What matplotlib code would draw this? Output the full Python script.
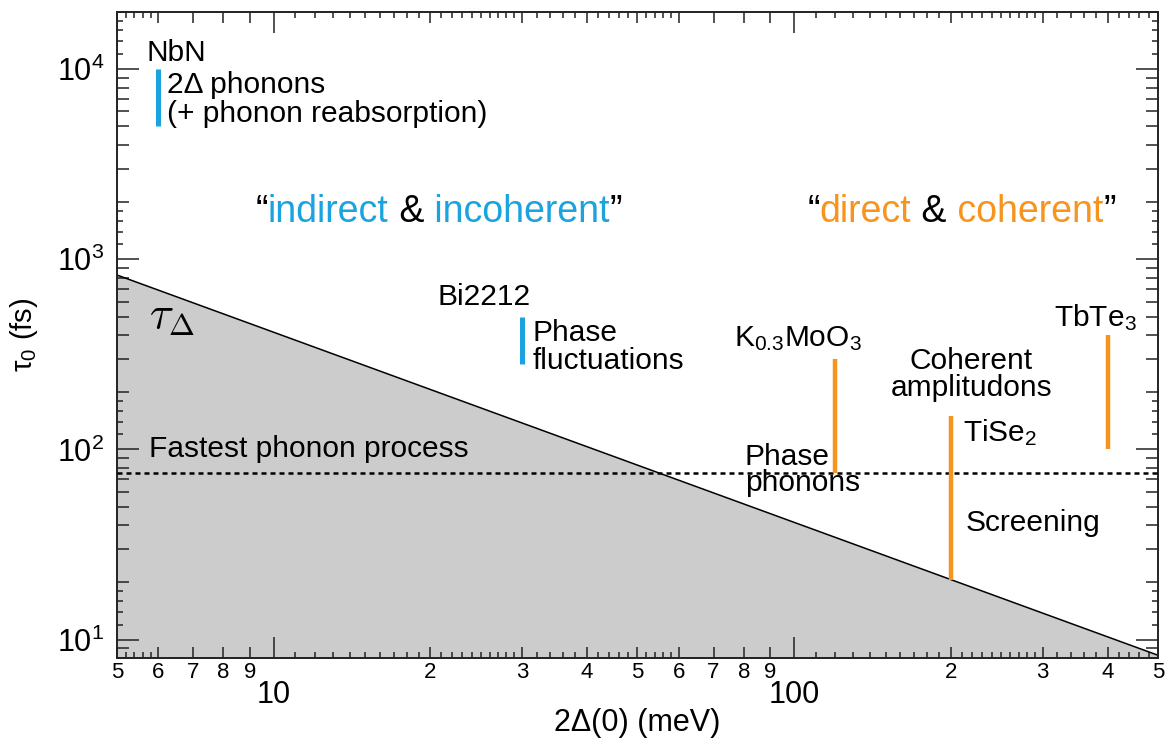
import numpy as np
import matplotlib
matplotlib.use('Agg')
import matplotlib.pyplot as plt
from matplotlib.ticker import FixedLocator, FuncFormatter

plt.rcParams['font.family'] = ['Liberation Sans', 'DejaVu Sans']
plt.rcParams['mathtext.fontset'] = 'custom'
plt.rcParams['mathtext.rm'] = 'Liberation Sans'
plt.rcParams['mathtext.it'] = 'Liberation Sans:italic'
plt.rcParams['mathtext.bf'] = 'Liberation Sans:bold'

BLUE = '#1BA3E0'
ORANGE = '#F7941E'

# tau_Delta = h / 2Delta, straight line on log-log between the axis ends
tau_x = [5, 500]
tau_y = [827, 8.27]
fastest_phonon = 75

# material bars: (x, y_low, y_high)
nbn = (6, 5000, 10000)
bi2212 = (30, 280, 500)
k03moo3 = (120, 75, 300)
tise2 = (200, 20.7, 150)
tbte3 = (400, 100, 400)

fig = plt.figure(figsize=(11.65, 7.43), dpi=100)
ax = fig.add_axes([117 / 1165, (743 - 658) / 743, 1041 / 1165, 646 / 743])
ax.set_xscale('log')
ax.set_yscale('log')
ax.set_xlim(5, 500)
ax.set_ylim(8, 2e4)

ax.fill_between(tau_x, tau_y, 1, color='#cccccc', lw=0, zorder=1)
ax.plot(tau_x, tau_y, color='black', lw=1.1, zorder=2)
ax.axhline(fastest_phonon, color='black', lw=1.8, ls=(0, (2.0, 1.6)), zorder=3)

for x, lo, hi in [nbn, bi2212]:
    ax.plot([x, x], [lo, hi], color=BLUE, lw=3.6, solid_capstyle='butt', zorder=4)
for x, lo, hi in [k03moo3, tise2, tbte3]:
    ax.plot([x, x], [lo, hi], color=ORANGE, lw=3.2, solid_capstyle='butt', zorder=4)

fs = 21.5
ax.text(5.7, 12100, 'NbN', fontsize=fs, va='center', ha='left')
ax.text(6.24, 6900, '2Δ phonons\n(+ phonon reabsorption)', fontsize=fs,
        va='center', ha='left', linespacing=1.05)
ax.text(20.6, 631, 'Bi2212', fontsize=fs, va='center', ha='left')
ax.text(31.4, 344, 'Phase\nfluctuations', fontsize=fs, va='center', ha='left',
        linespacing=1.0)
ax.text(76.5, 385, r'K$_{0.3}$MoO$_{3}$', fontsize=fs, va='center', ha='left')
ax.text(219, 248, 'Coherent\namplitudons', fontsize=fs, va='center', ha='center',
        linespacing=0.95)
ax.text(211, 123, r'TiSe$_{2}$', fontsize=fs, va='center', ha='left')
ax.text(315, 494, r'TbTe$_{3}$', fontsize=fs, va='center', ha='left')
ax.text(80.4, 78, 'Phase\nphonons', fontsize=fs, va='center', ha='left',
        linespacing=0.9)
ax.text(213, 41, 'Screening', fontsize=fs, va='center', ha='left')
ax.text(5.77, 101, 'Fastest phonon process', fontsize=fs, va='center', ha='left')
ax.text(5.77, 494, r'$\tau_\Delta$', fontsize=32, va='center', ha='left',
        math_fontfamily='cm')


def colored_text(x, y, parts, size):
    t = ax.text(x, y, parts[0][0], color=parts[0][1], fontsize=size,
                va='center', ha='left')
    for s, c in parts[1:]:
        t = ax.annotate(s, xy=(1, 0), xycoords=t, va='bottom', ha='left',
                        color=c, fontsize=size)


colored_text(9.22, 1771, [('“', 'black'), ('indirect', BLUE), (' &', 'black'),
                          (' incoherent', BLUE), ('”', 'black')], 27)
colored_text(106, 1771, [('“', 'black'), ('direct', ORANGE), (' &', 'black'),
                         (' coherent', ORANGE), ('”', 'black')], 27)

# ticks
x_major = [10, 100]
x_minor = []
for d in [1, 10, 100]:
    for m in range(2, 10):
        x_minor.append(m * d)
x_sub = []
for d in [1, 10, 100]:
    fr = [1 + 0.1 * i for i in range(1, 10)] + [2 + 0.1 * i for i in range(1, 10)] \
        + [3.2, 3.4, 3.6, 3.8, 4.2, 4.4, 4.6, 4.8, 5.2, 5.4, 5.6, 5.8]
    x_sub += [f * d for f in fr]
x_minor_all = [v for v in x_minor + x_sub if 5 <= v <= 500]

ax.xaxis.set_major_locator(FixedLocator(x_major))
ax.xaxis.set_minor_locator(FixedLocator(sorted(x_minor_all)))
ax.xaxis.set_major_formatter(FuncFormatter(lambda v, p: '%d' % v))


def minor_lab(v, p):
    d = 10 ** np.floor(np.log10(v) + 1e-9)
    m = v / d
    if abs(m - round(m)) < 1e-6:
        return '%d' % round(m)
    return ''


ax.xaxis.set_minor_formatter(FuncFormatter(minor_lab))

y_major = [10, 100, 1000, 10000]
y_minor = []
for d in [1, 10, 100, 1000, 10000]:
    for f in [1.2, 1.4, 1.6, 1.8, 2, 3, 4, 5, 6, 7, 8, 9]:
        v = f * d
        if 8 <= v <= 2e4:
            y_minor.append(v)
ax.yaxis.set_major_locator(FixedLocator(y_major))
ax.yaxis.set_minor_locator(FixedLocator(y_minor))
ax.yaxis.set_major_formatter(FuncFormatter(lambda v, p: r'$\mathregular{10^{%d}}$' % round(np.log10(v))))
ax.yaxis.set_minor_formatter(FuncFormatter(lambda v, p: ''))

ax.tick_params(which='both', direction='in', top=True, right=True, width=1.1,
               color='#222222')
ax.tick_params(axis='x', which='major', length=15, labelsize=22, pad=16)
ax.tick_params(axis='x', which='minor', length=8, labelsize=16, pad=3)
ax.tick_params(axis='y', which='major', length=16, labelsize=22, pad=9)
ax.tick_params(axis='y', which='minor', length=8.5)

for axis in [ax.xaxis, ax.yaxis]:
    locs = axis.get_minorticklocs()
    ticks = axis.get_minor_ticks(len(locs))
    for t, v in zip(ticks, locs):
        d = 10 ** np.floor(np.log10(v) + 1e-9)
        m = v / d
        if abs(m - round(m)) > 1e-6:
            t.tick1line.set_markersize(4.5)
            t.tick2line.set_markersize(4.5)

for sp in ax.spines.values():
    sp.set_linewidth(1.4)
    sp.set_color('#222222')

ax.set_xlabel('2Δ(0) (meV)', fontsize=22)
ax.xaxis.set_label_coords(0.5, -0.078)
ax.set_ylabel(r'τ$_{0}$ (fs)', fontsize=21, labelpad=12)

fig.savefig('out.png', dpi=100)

● **Written task**: Extract every line of the data exactly; pictures stay out.

● **Solution for this problem**:
What matplotlib code would draw this? Output the full Python script.
import numpy as np
import matplotlib
matplotlib.use('Agg')
import matplotlib.pyplot as plt
from matplotlib.ticker import FixedLocator, FuncFormatter

plt.rcParams['font.family'] = ['Liberation Sans', 'DejaVu Sans']
plt.rcParams['mathtext.fontset'] = 'custom'
plt.rcParams['mathtext.rm'] = 'Liberation Sans'
plt.rcParams['mathtext.it'] = 'Liberation Sans:italic'
plt.rcParams['mathtext.bf'] = 'Liberation Sans:bold'

BLUE = '#1BA3E0'
ORANGE = '#F7941E'

# tau_Delta = h / 2Delta, straight line on log-log between the axis ends
tau_x = [5, 500]
tau_y = [827, 8.27]
fastest_phonon = 75

# material bars: (x, y_low, y_high)
nbn = (6, 5000, 10000)
bi2212 = (30, 280, 500)
k03moo3 = (120, 75, 300)
tise2 = (200, 20.7, 150)
tbte3 = (400, 100, 400)

fig = plt.figure(figsize=(11.65, 7.43), dpi=100)
ax = fig.add_axes([117 / 1165, (743 - 658) / 743, 1041 / 1165, 646 / 743])
ax.set_xscale('log')
ax.set_yscale('log')
ax.set_xlim(5, 500)
ax.set_ylim(8, 2e4)

ax.fill_between(tau_x, tau_y, 1, color='#cccccc', lw=0, zorder=1)
ax.plot(tau_x, tau_y, color='black', lw=1.1, zorder=2)
ax.axhline(fastest_phonon, color='black', lw=1.8, ls=(0, (2.0, 1.6)), zorder=3)

for x, lo, hi in [nbn, bi2212]:
    ax.plot([x, x], [lo, hi], color=BLUE, lw=3.6, solid_capstyle='butt', zorder=4)
for x, lo, hi in [k03moo3, tise2, tbte3]:
    ax.plot([x, x], [lo, hi], color=ORANGE, lw=3.2, solid_capstyle='butt', zorder=4)

fs = 21.5
ax.text(5.7, 12100, 'NbN', fontsize=fs, va='center', ha='left')
ax.text(6.24, 6900, '2Δ phonons\n(+ phonon reabsorption)', fontsize=fs,
        va='center', ha='left', linespacing=1.05)
ax.text(20.6, 631, 'Bi2212', fontsize=fs, va='center', ha='left')
ax.text(31.4, 344, 'Phase\nfluctuations', fontsize=fs, va='center', ha='left',
        linespacing=1.0)
ax.text(76.5, 385, r'K$_{0.3}$MoO$_{3}$', fontsize=fs, va='center', ha='left')
ax.text(219, 248, 'Coherent\namplitudons', fontsize=fs, va='center', ha='center',
        linespacing=0.95)
ax.text(211, 123, r'TiSe$_{2}$', fontsize=fs, va='center', ha='left')
ax.text(315, 494, r'TbTe$_{3}$', fontsize=fs, va='center', ha='left')
ax.text(80.4, 78, 'Phase\nphonons', fontsize=fs, va='center', ha='left',
        linespacing=0.9)
ax.text(213, 41, 'Screening', fontsize=fs, va='center', ha='left')
ax.text(5.77, 101, 'Fastest phonon process', fontsize=fs, va='center', ha='left')
ax.text(5.77, 494, r'$\tau_\Delta$', fontsize=32, va='center', ha='left',
        math_fontfamily='cm')


def colored_text(x, y, parts, size):
    t = ax.text(x, y, parts[0][0], color=parts[0][1], fontsize=size,
                va='center', ha='left')
    for s, c in parts[1:]:
        t = ax.annotate(s, xy=(1, 0), xycoords=t, va='bottom', ha='left',
                        color=c, fontsize=size)


colored_text(9.22, 1771, [('“', 'black'), ('indirect', BLUE), (' &', 'black'),
                          (' incoherent', BLUE), ('”', 'black')], 27)
colored_text(106, 1771, [('“', 'black'), ('direct', ORANGE), (' &', 'black'),
                         (' coherent', ORANGE), ('”', 'black')], 27)

# ticks
x_major = [10, 100]
x_minor = []
for d in [1, 10, 100]:
    for m in range(2, 10):
        x_minor.append(m * d)
x_sub = []
for d in [1, 10, 100]:
    fr = [1 + 0.1 * i for i in range(1, 10)] + [2 + 0.1 * i for i in range(1, 10)] \
        + [3.2, 3.4, 3.6, 3.8, 4.2, 4.4, 4.6, 4.8, 5.2, 5.4, 5.6, 5.8]
    x_sub += [f * d for f in fr]
x_minor_all = [v for v in x_minor + x_sub if 5 <= v <= 500]

ax.xaxis.set_major_locator(FixedLocator(x_major))
ax.xaxis.set_minor_locator(FixedLocator(sorted(x_minor_all)))
ax.xaxis.set_major_formatter(FuncFormatter(lambda v, p: '%d' % v))


def minor_lab(v, p):
    d = 10 ** np.floor(np.log10(v) + 1e-9)
    m = v / d
    if abs(m - round(m)) < 1e-6:
        return '%d' % round(m)
    return ''


ax.xaxis.set_minor_formatter(FuncFormatter(minor_lab))

y_major = [10, 100, 1000, 10000]
y_minor = []
for d in [1, 10, 100, 1000, 10000]:
    for f in [1.2, 1.4, 1.6, 1.8, 2, 3, 4, 5, 6, 7, 8, 9]:
        v = f * d
        if 8 <= v <= 2e4:
            y_minor.append(v)
ax.yaxis.set_major_locator(FixedLocator(y_major))
ax.yaxis.set_minor_locator(FixedLocator(y_minor))
ax.yaxis.set_major_formatter(FuncFormatter(lambda v, p: r'$\mathregular{10^{%d}}$' % round(np.log10(v))))
ax.yaxis.set_minor_formatter(FuncFormatter(lambda v, p: ''))

ax.tick_params(which='both', direction='in', top=True, right=True, width=1.1,
               color='#222222')
ax.tick_params(axis='x', which='major', length=15, labelsize=22, pad=16)
ax.tick_params(axis='x', which='minor', length=8, labelsize=16, pad=3)
ax.tick_params(axis='y', which='major', length=16, labelsize=22, pad=9)
ax.tick_params(axis='y', which='minor', length=8.5)

for axis in [ax.xaxis, ax.yaxis]:
    locs = axis.get_minorticklocs()
    ticks = axis.get_minor_ticks(len(locs))
    for t, v in zip(ticks, locs):
        d = 10 ** np.floor(np.log10(v) + 1e-9)
        m = v / d
        if abs(m - round(m)) > 1e-6:
            t.tick1line.set_markersize(4.5)
            t.tick2line.set_markersize(4.5)

for sp in ax.spines.values():
    sp.set_linewidth(1.4)
    sp.set_color('#222222')

ax.set_xlabel('2Δ(0) (meV)', fontsize=22)
ax.xaxis.set_label_coords(0.5, -0.078)
ax.set_ylabel(r'τ$_{0}$ (fs)', fontsize=21, labelpad=12)

fig.savefig('out.png', dpi=100)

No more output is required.